In this lab you will practice profiling and compiler-assisted optimization on a real-world program. The lab will consist of two parts, and there is not distinction between in-class and out-of-class parts. You can also perform them in any order. In this lab you will optimize two image manipulation functions using SIMD intrinsics.

You may if you wish work in teams of two. To simplify our grading of your assignments, each person should submit his/her own assignment; however, all team members may submit identical code. Be sure to indicate with whom you worked by creating a README file as part of your submission.

Part 0: Getting started

Execute the following command to setup your environment and get the recent gcc (4.8.1), clang (3.3), and valgrind:

source /nethome/mdukhan3/install/

Fork the starting code for this lab and clone to get a local copy of repository.

The starting code implements naive versions of the algorithms to optimize, unit, and performance tests.

Part 1: Optimization of Image Integration

In this part you will optimize computation of integral image.

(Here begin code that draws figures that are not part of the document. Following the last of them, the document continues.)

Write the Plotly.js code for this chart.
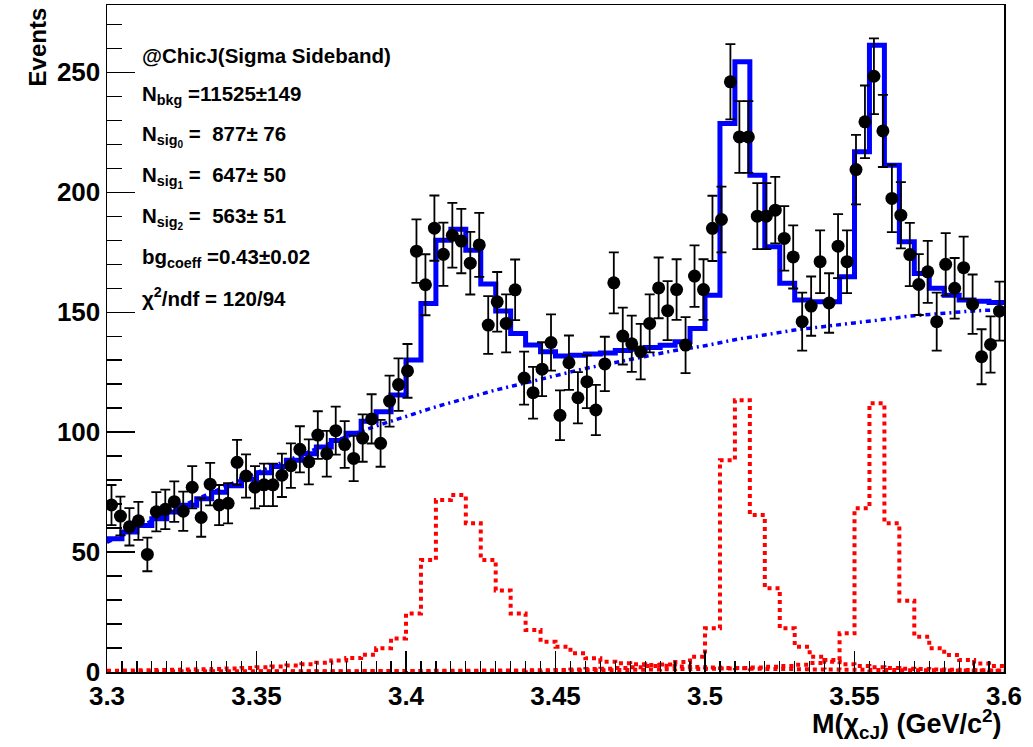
<!DOCTYPE html>
<html>
<head>
<meta charset="utf-8">
<script src="https://cdn.plot.ly/plotly-3.0.1.min.js"></script>
<style>html,body{margin:0;padding:0;background:#fff;}#chart{width:1033px;height:747px;}</style>
</head>
<body>
<div id="chart"></div>
<script>
// ---- Data ----
// Data histogram: 100 bins of 0.003 GeV from 3.3 to 3.6
const dataMin = 3.3, dataBinWidth = 0.003;
const dataCounts = [
  69.6, 65, 60.5, 63, 49, 66.8, 67.8, 71, 67, 77,
  64.4, 78.3, 69.6, 70.3, 87.4, 81.7, 77, 78, 78, 82,
  86, 92.8, 87.6, 98.75, 91, 100.6, 94.8, 89, 97.5, 105.5,
  95.3, 112.9, 119.8, 125.5, 175.4, 161.4, 185, 174.1, 182, 179.6,
  170.4, 178, 144.6, 154.3, 145.3, 159.3, 122.5, 116.4, 126.2, 137.3,
  107, 128.9, 114.3, 121, 109.2, 128.4, 162.2, 140, 136.8, 133.5,
  145.3, 160.1, 150.6, 159.4, 136.25, 165, 159.4, 184.9, 188.6, 246,
  223, 223, 190, 190, 192.5, 180.7, 173, 146, 152.5, 171,
  153.8, 177.5, 171, 209.4, 229.3, 248.3, 225.5, 197.4, 190.4, 174,
  161.5, 166.8, 146, 169.9, 159.9, 168.5, 153.3, 131.4, 136.5, 150.4
];
// Fit curves: drawn as 60-step histograms of 0.005 GeV
const fitMin = 3.3, fitBinWidth = 0.005;
const totalFit = [
  55.5, 58.3, 61.1, 63.9, 66.7, 69.5, 72.2, 74.9, 77.6, 80.3,
  83, 85.7, 88.3, 91, 93.8, 96.5, 99.5, 104.5, 108.5, 115.5,
  130, 153.6, 180, 184.5, 175.8, 161.7, 150.5, 141.1, 136.3, 133.5,
  131.7, 132, 132.5, 133, 134, 134.5, 135.3, 136.2, 137.6, 143.2,
  157, 228.6, 254.3, 207, 177.2, 162, 155, 154.3, 154.3, 164.7,
  216.8, 261.25, 211.25, 179.3, 166.1, 159.9, 157, 155, 154.5, 154
];
const sigChic0 = [
  0.5, 0.6, 0.7, 0.8, 0.9, 1.0, 1.1, 1.3, 1.5, 1.7,
  2.0, 2.3, 2.7, 3.2, 3.9, 4.8, 5.8, 7.2, 9.9, 14,
  24.4, 46.7, 71.7, 73.75, 62, 46.7, 34, 24.4, 17.5, 12.6,
  10.5, 7.8, 5.7, 4.3, 3.6, 3.2, 2.9, 2.6, 2.3, 2.1,
  1.9, 1.7, 1.6, 1.4, 1.3, 1.2, 1.1, 1.05, 1.0, 0.95,
  0.9, 0.85, 0.8, 0.75, 0.7, 0.7, 0.65, 0.6, 0.6, 0.55
];
const sigChic1 = [
  0.2, 0.2, 0.2, 0.2, 0.2, 0.2, 0.2, 0.25, 0.25, 0.25,
  0.3, 0.3, 0.3, 0.3, 0.35, 0.35, 0.35, 0.4, 0.4, 0.4,
  0.45, 0.45, 0.5, 0.5, 0.55, 0.6, 0.6, 0.65, 0.7, 0.75,
  0.8, 1.0, 1.2, 1.4, 1.7, 2.0, 2.5, 3.1, 4.2, 6.4,
  18.2, 88.3, 113.3, 65.4, 34.9, 18.2, 10.5, 6.4, 4.3, 3.2,
  2.5, 2.0, 1.7, 1.4, 1.2, 1.0, 0.9, 0.8, 0.7, 0.6
];
const sigChic2 = [
  0.15, 0.15, 0.15, 0.15, 0.15, 0.15, 0.15, 0.2, 0.2, 0.2,
  0.2, 0.2, 0.2, 0.25, 0.25, 0.25, 0.25, 0.3, 0.3, 0.3,
  0.3, 0.35, 0.35, 0.35, 0.4, 0.4, 0.45, 0.45, 0.5, 0.55,
  0.6, 0.65, 0.7, 0.75, 0.85, 0.9, 1.0, 1.1, 1.2, 1.3,
  1.4, 1.5, 1.7, 1.9, 2.2, 2.5, 3.0, 3.7, 5.0, 16.1,
  68.2, 112, 62, 29.7, 14.7, 9.9, 7.1, 5.0, 3.5, 2.5
];
// Background (smooth curve), sampled every 0.01 GeV
const bkgX = [3.30, 3.31, 3.32, 3.33, 3.34, 3.35, 3.36, 3.37, 3.38, 3.39, 3.40,
              3.41, 3.42, 3.43, 3.44, 3.45, 3.46, 3.47, 3.48, 3.49, 3.50,
              3.51, 3.52, 3.53, 3.54, 3.55, 3.56, 3.57, 3.58, 3.59, 3.60];
const bkgY = [54, 60, 66, 72, 77.5, 83, 88, 93, 98, 102.5, 106.5,
              110.5, 114, 117.5, 120.5, 123.5, 126.5, 129, 131.5, 134, 136,
              138.5, 140.5, 142.5, 144, 145.5, 147, 148.5, 149.5, 150.5, 151];

const xTickVals = [3.3, 3.35, 3.4, 3.45, 3.5, 3.55, 3.6];
const xTickText = ['3.3', '3.35', '3.4', '3.45', '3.5', '3.55', '3.6'];
const yTickVals = [0, 50, 100, 150, 200, 250];
const infoLines = [
  '@ChicJ(Sigma Sideband)',
  'N<sub>bkg</sub> =11525\u00b1149',
  'N<sub>sig<sub>0</sub></sub> =  877\u00b1 76',
  'N<sub>sig<sub>1</sub></sub> =  647\u00b1 50',
  'N<sub>sig<sub>2</sub></sub> =  563\u00b1 51',
  'bg<sub>coeff</sub> =0.43\u00b10.02',
  '\u03c7<sup>2</sup>/ndf = 120/94'
];

// ---- Build traces ----
const dataX = dataCounts.map((_, i) => dataMin + (i + 0.5) * dataBinWidth);
const dataErr = dataCounts.map(v => Math.sqrt(v));
function stepXY(vals) {
  const xs = vals.map((_, i) => fitMin + i * fitBinWidth);
  xs.push(fitMin + vals.length * fitBinWidth);
  const ys = vals.slice(); ys.push(vals[vals.length - 1]);
  return {x: xs, y: ys};
}
const FONT = 'Liberation Sans, Arial, Helvetica, sans-serif';
const traces = [];
[sigChic0, sigChic1, sigChic2].forEach(s => {
  const st = stepXY(s);
  traces.push({x: st.x, y: st.y, mode: 'lines', line: {shape: 'hv', color: 'rgb(255,0,0)', width: 4, dash: '4px,4px'}, hoverinfo: 'skip', showlegend: false});
});
traces.push({x: bkgX, y: bkgY, mode: 'lines', line: {shape: 'spline', color: 'rgb(0,0,255)', width: 3.5, dash: '5px,4px,2px,4px'}, showlegend: false});
const tf = stepXY(totalFit);
traces.push({x: tf.x, y: tf.y, mode: 'lines', line: {shape: 'hv', color: 'rgb(0,0,255)', width: 5}, showlegend: false});
traces.push({x: dataX, y: dataCounts, mode: 'markers', marker: {color: 'black', size: 13, symbol: 'circle'},
  error_y: {type: 'data', array: dataErr, visible: true, color: 'black', thickness: 1.8, width: 5}, showlegend: false});

const annotations = [];
const lineY = [257, 240.4, 223.3, 206.3, 189.2, 172.5, 156.3];
infoLines.forEach((t, i) => {
  annotations.push({x: 3.3109, y: lineY[i], xref: 'x', yref: 'y', text: t, showarrow: false,
    xanchor: 'left', yanchor: 'middle', font: {family: FONT, size: 20.5, color: 'black', weight: 'bold'}});
});
annotations.push({x: -0.077, y: 1.0, xref: 'paper', yref: 'paper', text: 'Events', textangle: -90, showarrow: false,
  xanchor: 'center', yanchor: 'top', font: {family: FONT, size: 24, color: 'black', weight: 'bold'}});
annotations.push({x: 1.0, y: -0.046, xref: 'paper', yref: 'paper', text: 'M(\u03c7<sub>cJ</sub>) (GeV/c<sup>2</sup>)', showarrow: false,
  xanchor: 'right', yanchor: 'top', font: {family: FONT, size: 27, color: 'black', weight: 'bold'}});

const layout = {
  width: 1033, height: 747,
  margin: {l: 107, r: 29, t: 5, b: 75},
  paper_bgcolor: 'white', plot_bgcolor: 'white',
  showlegend: false,
  xaxis: {range: [3.3, 3.6], tickvals: xTickVals, ticktext: xTickText, ticks: 'inside', ticklen: 21, tickwidth: 1.2, tickcolor: 'black',
    minor: {dtick: 0.005, tick0: 3.3, ticks: 'inside', ticklen: 11, tickwidth: 1.2, tickcolor: 'black', showgrid: false},
    showgrid: false, zeroline: false, showline: true, mirror: true, linecolor: 'black', linewidth: 1.5,
    tickfont: {family: FONT, size: 26, color: 'black', weight: 'bold'}},
  yaxis: {range: [0, 278], tickvals: yTickVals, ticks: 'inside', ticklen: 28, tickwidth: 1.2, tickcolor: 'black',
    minor: {dtick: 10, tick0: 0, ticks: 'inside', ticklen: 15, tickwidth: 1.2, tickcolor: 'black', showgrid: false},
    showgrid: false, zeroline: false, showline: true, mirror: true, linecolor: 'black', linewidth: 1.5,
    tickfont: {family: FONT, size: 26, color: 'black', weight: 'bold'}},
  annotations: annotations
};
Plotly.newPlot('chart', traces, layout, {staticPlot: true, displayModeBar: false});
</script>
</body>
</html>
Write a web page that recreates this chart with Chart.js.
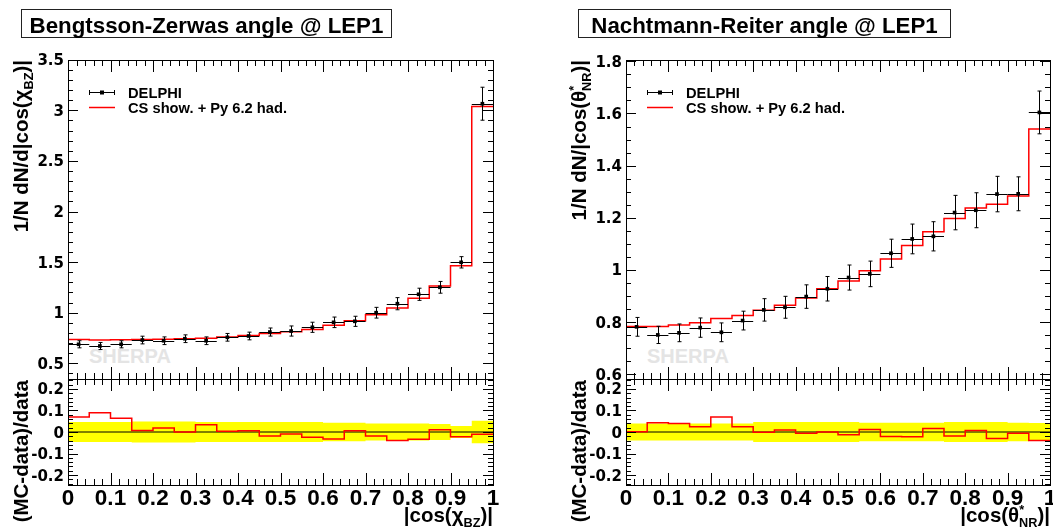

Integral image is a modification of the source image where the value of each pixel is computed as the sum of values of all pixels to the left and to the top of its position. Integral image allows to compute the sum of pixels in any rectangular area using only four memory references, which is useful for computer vision algorithms.

Your task is to optimize the function integrate_image_optimized in image_simd.cpp. You are free to use any SIMD intrinsics, and compiler auto-vectorization options, but NOT multi-threading or CUDA.

Part 2: Optimization of Interleaved RGB to Grayscale Conversion

In this part we ask you to optimize conversion from interleaved RGB format to grayscale image representation.

Your task is to optimize the function convert_rgb_to_grayscale_optimized in image_simd.cpp. You are free to use any SIMD intrinsics, and compiler auto-vectorization options, but NOT multi-threading or CUDA.

Performance target

3000 or higher FPS (as measured on Jinx-login) guarantees A.

You may find useful for optimization the following facts:

  • Image width is a multiple of 8
  • Image height is a multiple of 2
  • Image buffers are aligned on 64 bytes

What to submit

  • Submit all changes to the code that you have made.
  • If you used non-standard (not g++) compiler or specified additional compiler flags, describe them in a README file. Otherwise your submission will be compiled with default parameters for grading.
  • Make sure your codes pass the unit tests and do not access the memory beyond array bounds (you can use valgrind to check that). If your optimized implementation fails the unit test or reports memory access errors in valgrind, default implementation will be used for grading.